Top Glove’s Commendable Track Record Of Growth
The Malaysia-based Top Glove (SGX: BVA)(KLSE:7113.KL) is the largest gloves maker in the world with a market share of about 25%. The company, which has a primary listing on Malaysia’s stock market, Bursa Malaysia, was dual-listed here in Singapore in June 2016.
One of things that I like to do when analysing a company is to study its track record. The past is no guarantee of the future.

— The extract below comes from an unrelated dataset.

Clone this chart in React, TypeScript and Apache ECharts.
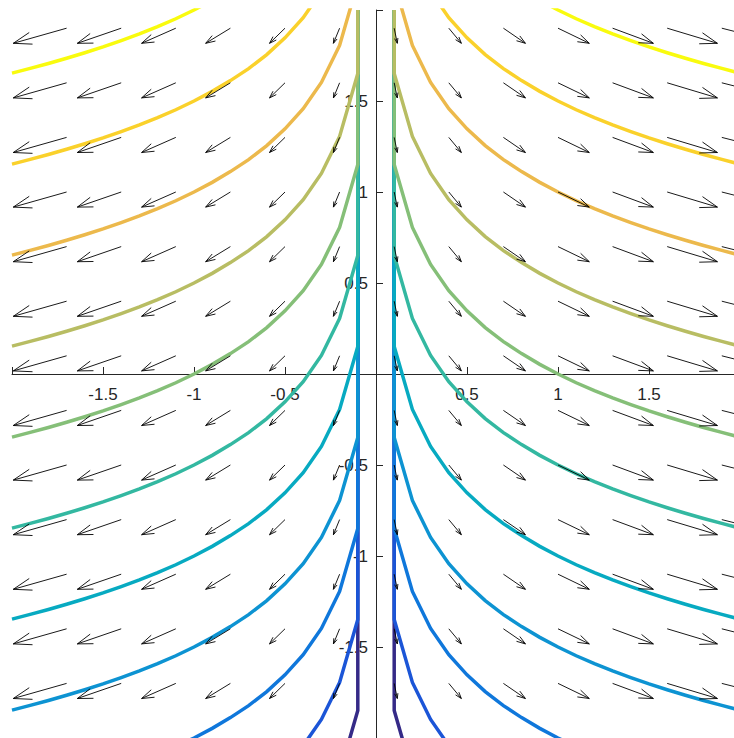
import React, { useEffect, useRef } from "react";
import * as echarts from "echarts";

// contour levels (low -> high, drawn in this order) and their parula colours
const levels = [-3, -2.5, -2, -1.5, -1, -0.5, 0, 0.5, 1, 1.5, 2];
const levelColors = [
  "#352A87", "#1B55D7", "#0F77DB", "#0D93D2", "#07AAC1", "#33B8A1",
  "#85BF78", "#B8BD63", "#ECB94C", "#FAD12B", "#F9FB0E",
];

// right-half contour paths [x, y]; the left half is the mirror image
const contourM30 = [[0.1, 2], [0.1, -1.849], [0.2, -2.195]];
const contourM25 = [[0.1, 2], [0.1, -1.349], [0.2, -1.695], [0.3, -1.898], [0.4, -2.042]];
const contourM20 = [
  [0.1, 2], [0.1, -0.849], [0.2, -1.195], [0.3, -1.398], [0.4, -1.542], [0.5, -1.653],
  [0.6, -1.745], [0.7, -1.822], [0.8, -1.888], [0.9, -1.947], [1.0, -2.0], [1.1, -2.048],
];
const contourM15 = [
  [0.1, 2], [0.1, -0.349], [0.2, -0.695], [0.3, -0.898], [0.4, -1.042], [0.5, -1.153],
  [0.6, -1.245], [0.7, -1.322], [0.8, -1.388], [0.9, -1.447], [1.0, -1.5], [1.1, -1.548],
  [1.2, -1.591], [1.3, -1.631], [1.4, -1.668], [1.5, -1.703], [1.6, -1.735], [1.7, -1.765],
  [1.8, -1.794], [1.9, -1.821], [2.0, -1.847],
];
const contourM10 = [
  [0.1, 2], [0.1, 0.151], [0.2, -0.195], [0.3, -0.398], [0.4, -0.542], [0.5, -0.653],
  [0.6, -0.745], [0.7, -0.822], [0.8, -0.888], [0.9, -0.947], [1.0, -1.0], [1.1, -1.048],
  [1.2, -1.091], [1.3, -1.131], [1.4, -1.168], [1.5, -1.203], [1.6, -1.235], [1.7, -1.265],
  [1.8, -1.294], [1.9, -1.321], [2.0, -1.347],
];
const contourM05 = [
  [0.1, 2], [0.1, 0.651], [0.2, 0.305], [0.3, 0.102], [0.4, -0.042], [0.5, -0.153],
  [0.6, -0.245], [0.7, -0.322], [0.8, -0.388], [0.9, -0.447], [1.0, -0.5], [1.1, -0.548],
  [1.2, -0.591], [1.3, -0.631], [1.4, -0.668], [1.5, -0.703], [1.6, -0.735], [1.7, -0.765],
  [1.8, -0.794], [1.9, -0.821], [2.0, -0.847],
];
const contourP00 = [
  [0.1, 2], [0.1, 1.151], [0.2, 0.805], [0.3, 0.602], [0.4, 0.458], [0.5, 0.347],
  [0.6, 0.255], [0.7, 0.178], [0.8, 0.112], [0.9, 0.053], [1.0, 0.0], [1.1, -0.048],
  [1.2, -0.091], [1.3, -0.131], [1.4, -0.168], [1.5, -0.203], [1.6, -0.235], [1.7, -0.265],
  [1.8, -0.294], [1.9, -0.321], [2.0, -0.347],
];
const contourP05 = [
  [0.1, 2], [0.1, 1.651], [0.2, 1.305], [0.3, 1.102], [0.4, 0.958], [0.5, 0.847],
  [0.6, 0.755], [0.7, 0.678], [0.8, 0.612], [0.9, 0.553], [1.0, 0.5], [1.1, 0.452],
  [1.2, 0.409], [1.3, 0.369], [1.4, 0.332], [1.5, 0.297], [1.6, 0.265], [1.7, 0.235],
  [1.8, 0.206], [1.9, 0.179], [2.0, 0.153],
];
const contourP10 = [
  [0.1, 2.151], [0.2, 1.805], [0.3, 1.602], [0.4, 1.458], [0.5, 1.347],
  [0.6, 1.255], [0.7, 1.178], [0.8, 1.112], [0.9, 1.053], [1.0, 1.0], [1.1, 0.952],
  [1.2, 0.909], [1.3, 0.869], [1.4, 0.832], [1.5, 0.797], [1.6, 0.765], [1.7, 0.735],
  [1.8, 0.706], [1.9, 0.679], [2.0, 0.653],
];
const contourP15 = [
  [0.3, 2.102], [0.4, 1.958], [0.5, 1.847],
  [0.6, 1.755], [0.7, 1.678], [0.8, 1.612], [0.9, 1.553], [1.0, 1.5], [1.1, 1.452],
  [1.2, 1.409], [1.3, 1.369], [1.4, 1.332], [1.5, 1.297], [1.6, 1.265], [1.7, 1.235],
  [1.8, 1.206], [1.9, 1.179], [2.0, 1.153],
];
const contourP20 = [
  [0.9, 2.053], [1.0, 2.0], [1.1, 1.952],
  [1.2, 1.909], [1.3, 1.869], [1.4, 1.832], [1.5, 1.797], [1.6, 1.765], [1.7, 1.735],
  [1.8, 1.706], [1.9, 1.679], [2.0, 1.653],
];
const contourPaths = [
  contourM30, contourM25, contourM20, contourM15, contourM10, contourM05,
  contourP00, contourP05, contourP10, contourP15, contourP20,
];

// quiver grid (visible rows/columns) and arrow components per column; every row is alike
const quiverX = [-2, -1.7, -1.4, -1.1, -0.8, -0.5, -0.2, 0.1, 0.4, 0.7, 1.0, 1.3, 1.6, 1.9];
const quiverY = [-1.7, -1.4, -1.1, -0.8, -0.5, -0.2, 0.1, 0.4, 0.7, 1.0, 1.3, 1.6, 1.9];
const quiverU = [-0.345, -0.293, -0.241, -0.188, -0.136, -0.085, -0.034, 0.017, 0.069, 0.121, 0.172, 0.224, 0.276, 0.327];
const quiverV = [-0.083, -0.083, -0.083, -0.083, -0.083, -0.083, -0.083, -0.083, -0.083, -0.083, -0.083, -0.083, -0.083, -0.083];

const hiddenTicks = [-2, 0, 2];
const FONT = "'Liberation Sans', Arial, Helvetica, sans-serif";
const AXIS_COLOR = "#262626";

// layout (pixels)
const GRID_LEFT = 12;
const GRID_TOP = 10;
const GRID_SIZE = 728;
const CHART_W = 760;
const CHART_H = 760;

export default function App() {
  const ref = useRef<HTMLDivElement>(null);

  useEffect(() => {
    if (!ref.current) return;
    const chart = echarts.init(ref.current, null, { renderer: "svg" });

    const series: any[] = [];
    contourPaths.forEach((path, i) => {
      const right = path.map((p) => [p[0], p[1]]);
      const left = path.map((p) => [-p[0], p[1]]);
      [right, left].forEach((d) => {
        series.push({
          type: "line",
          name: "c" + levels[i],
          data: d,
          symbol: "none",
          showSymbol: false,
          clip: true,
          silent: true,
          z: 2,
          lineStyle: { color: levelColors[i], width: 3.5, cap: "butt", join: "miter" },
        });
      });
    });

    const quiverData: number[][] = [];
    quiverY.forEach((y) => {
      quiverX.forEach((x, i) => {
        quiverData.push([x, y, quiverU[i], quiverV[i]]);
      });
    });

    series.push({
      type: "custom",
      data: quiverData,
      clip: true,
      silent: true,
      z: 3,
      encode: { x: 0, y: 1 },
      renderItem: (_params: any, api: any) => {
        const x = api.value(0);
        const y = api.value(1);
        const u = api.value(2);
        const v = api.value(3);
        const a = 0.33;
        const b = 0.33;
        const p0 = api.coord([x, y]);
        const p1 = api.coord([x + u, y + v]);
        const h1 = api.coord([x + u - a * (u + b * v), y + v - a * (v - b * u)]);
        const h2 = api.coord([x + u - a * (u - b * v), y + v - a * (v + b * u)]);
        const style = { stroke: "#000", lineWidth: 0.9, fill: "none" };
        return {
          type: "group",
          children: [
            { type: "line", shape: { x1: p0[0], y1: p0[1], x2: p1[0], y2: p1[1] }, style },
            { type: "polyline", shape: { points: [h1, p1, h2] }, style },
          ],
        };
      },
    });

    const labelFmt = (val: number) => (hiddenTicks.includes(val) ? "" : String(val));

    chart.setOption({
      animation: false,
      backgroundColor: "#ffffff",
      grid: {
        left: GRID_LEFT,
        top: GRID_TOP,
        width: GRID_SIZE,
        height: GRID_SIZE,
        containLabel: false,
        outerBoundsMode: "none",
      },
      xAxis: {
        type: "value",
        min: -2,
        max: 2,
        interval: 0.5,
        position: "bottom",
        offset: -GRID_SIZE / 2,
        axisLine: { onZero: false, lineStyle: { color: AXIS_COLOR, width: 1 } },
        axisTick: { inside: true, length: 7, lineStyle: { color: AXIS_COLOR, width: 1 } },
        axisLabel: { formatter: labelFmt, fontSize: 17, color: AXIS_COLOR, margin: 12, fontFamily: FONT },
        splitLine: { show: false },
      },
      yAxis: {
        type: "value",
        min: -2,
        max: 2,
        interval: 0.5,
        position: "left",
        offset: -GRID_SIZE / 2,
        axisLine: { onZero: false, lineStyle: { color: AXIS_COLOR, width: 1 } },
        axisTick: { inside: true, length: 7, lineStyle: { color: AXIS_COLOR, width: 1 } },
        axisLabel: { formatter: labelFmt, fontSize: 17, color: AXIS_COLOR, margin: 8, fontFamily: FONT },
        splitLine: { show: false },
      },
      series,
    });

    return () => chart.dispose();
  }, []);

  return (
    <div
      style={{
        position: "fixed",
        left: 0,
        top: 0,
        width: 734,
        height: 738,
        overflow: "hidden",
        background: "#fff",
      }}
    >
      <div ref={ref} style={{ width: CHART_W, height: CHART_H }} />
    </div>
  );
}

But historical information is the most reliable thing that we can use as our basis to forecast what lies ahead.
And this brings me to the main purpose of this article, which is to have a quick overview of Top Glove’s historical business growth.
Six years of growth
The table below is a snapshot of Top Glove’s important financial metrics from FY2012 (financial year ended 31 August 2012) to FY2017:
Source: Top Glove annual report
Here a few points worth highlighting:
1. Firstly, the company’s revenue has grown from RM 2.3 billion in FY2012 to RM 3.4 billion in FY2017. This translates to a CAGR (compound annual growth rate) of 8.1%.
2. Secondly, the CAGR for profit attributable to owners from FY2012 to FY2017 is 10.1%. The financial number has increased from RM 202.7 million to RM 328.6 million.

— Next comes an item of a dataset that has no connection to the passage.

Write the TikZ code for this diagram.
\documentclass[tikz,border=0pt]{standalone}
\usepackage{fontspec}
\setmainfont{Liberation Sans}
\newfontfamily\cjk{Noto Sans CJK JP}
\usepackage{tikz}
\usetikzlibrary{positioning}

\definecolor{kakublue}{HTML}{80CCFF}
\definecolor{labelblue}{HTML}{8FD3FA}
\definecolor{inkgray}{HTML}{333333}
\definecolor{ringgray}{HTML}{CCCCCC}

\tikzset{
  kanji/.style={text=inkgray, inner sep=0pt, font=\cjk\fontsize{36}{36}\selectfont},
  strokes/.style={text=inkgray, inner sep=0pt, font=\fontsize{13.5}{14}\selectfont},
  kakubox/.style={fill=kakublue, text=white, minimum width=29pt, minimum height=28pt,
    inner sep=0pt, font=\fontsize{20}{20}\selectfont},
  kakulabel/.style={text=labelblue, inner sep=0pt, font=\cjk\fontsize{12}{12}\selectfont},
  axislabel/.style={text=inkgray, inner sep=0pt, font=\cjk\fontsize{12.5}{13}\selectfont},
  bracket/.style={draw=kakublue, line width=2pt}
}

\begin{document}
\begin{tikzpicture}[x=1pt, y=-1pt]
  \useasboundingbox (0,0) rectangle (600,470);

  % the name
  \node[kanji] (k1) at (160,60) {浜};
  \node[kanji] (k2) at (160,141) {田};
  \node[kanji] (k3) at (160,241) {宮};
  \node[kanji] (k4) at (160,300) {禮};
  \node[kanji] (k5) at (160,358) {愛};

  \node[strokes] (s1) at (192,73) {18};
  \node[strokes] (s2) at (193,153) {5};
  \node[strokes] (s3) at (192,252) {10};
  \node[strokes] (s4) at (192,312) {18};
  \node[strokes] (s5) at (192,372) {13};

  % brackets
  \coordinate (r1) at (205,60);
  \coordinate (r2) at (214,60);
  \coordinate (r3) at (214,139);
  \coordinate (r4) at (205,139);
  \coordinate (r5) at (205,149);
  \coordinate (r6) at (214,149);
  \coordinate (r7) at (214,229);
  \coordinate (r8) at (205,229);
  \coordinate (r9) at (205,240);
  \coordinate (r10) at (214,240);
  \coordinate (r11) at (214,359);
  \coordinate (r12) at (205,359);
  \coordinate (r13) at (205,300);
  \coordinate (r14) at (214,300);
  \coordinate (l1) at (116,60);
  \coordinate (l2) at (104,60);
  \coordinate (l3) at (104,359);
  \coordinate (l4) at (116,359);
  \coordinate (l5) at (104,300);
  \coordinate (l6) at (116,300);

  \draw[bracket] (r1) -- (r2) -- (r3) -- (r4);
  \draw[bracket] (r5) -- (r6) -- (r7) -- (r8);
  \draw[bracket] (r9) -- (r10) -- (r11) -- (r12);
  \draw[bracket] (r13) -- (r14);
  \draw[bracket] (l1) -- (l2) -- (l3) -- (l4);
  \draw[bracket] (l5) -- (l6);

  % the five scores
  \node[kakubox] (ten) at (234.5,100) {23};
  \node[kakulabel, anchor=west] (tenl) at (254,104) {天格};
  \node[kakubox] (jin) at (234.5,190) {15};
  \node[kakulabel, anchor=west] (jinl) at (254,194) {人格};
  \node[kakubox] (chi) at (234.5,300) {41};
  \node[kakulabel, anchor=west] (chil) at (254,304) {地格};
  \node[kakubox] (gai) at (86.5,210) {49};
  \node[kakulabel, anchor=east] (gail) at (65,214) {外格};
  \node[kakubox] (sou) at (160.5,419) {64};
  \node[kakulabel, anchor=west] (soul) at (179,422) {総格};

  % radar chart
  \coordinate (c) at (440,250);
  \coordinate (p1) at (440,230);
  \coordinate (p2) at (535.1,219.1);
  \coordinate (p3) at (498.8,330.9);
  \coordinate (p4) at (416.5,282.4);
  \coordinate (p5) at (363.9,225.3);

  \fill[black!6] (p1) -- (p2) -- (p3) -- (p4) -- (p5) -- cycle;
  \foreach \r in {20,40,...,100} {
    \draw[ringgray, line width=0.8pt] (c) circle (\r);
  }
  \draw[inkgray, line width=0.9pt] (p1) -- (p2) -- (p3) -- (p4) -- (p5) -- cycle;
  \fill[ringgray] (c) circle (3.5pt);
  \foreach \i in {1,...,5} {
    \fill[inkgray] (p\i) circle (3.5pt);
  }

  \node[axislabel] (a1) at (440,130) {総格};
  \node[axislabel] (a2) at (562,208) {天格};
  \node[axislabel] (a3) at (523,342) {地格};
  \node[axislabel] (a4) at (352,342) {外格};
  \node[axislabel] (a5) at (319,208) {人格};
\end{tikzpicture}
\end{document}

3. Thirdly, Top Glove has been keeping a strong balance sheet for the period under observation, given the positive net cash positions it has.
4. Fourthly, the gloves maker has either maintained or grown its annual dividend per share in that period. Moreover, its dividend has jumped by over 80% from FY2012 to FY2017.
5. Lastly, Top Glove’s total equity (also known as book value) has climbed by 9.0% per year, from RM 1.3 billion in FY2012 to RM 2.0 billion in FY2017. This comes on top of the dividends that the company has paid out in those years years. To put it simply, Top Glove has increased shareholders’ wealth by the sum of its equity growth, and its dividend yield.
A Foolish conclusion
When I put it all together, I think Top Glove has a commendable track record of business growth. The company has grown its revenue, profit, and dividends at decent rates, while maintaining a strong balance sheet.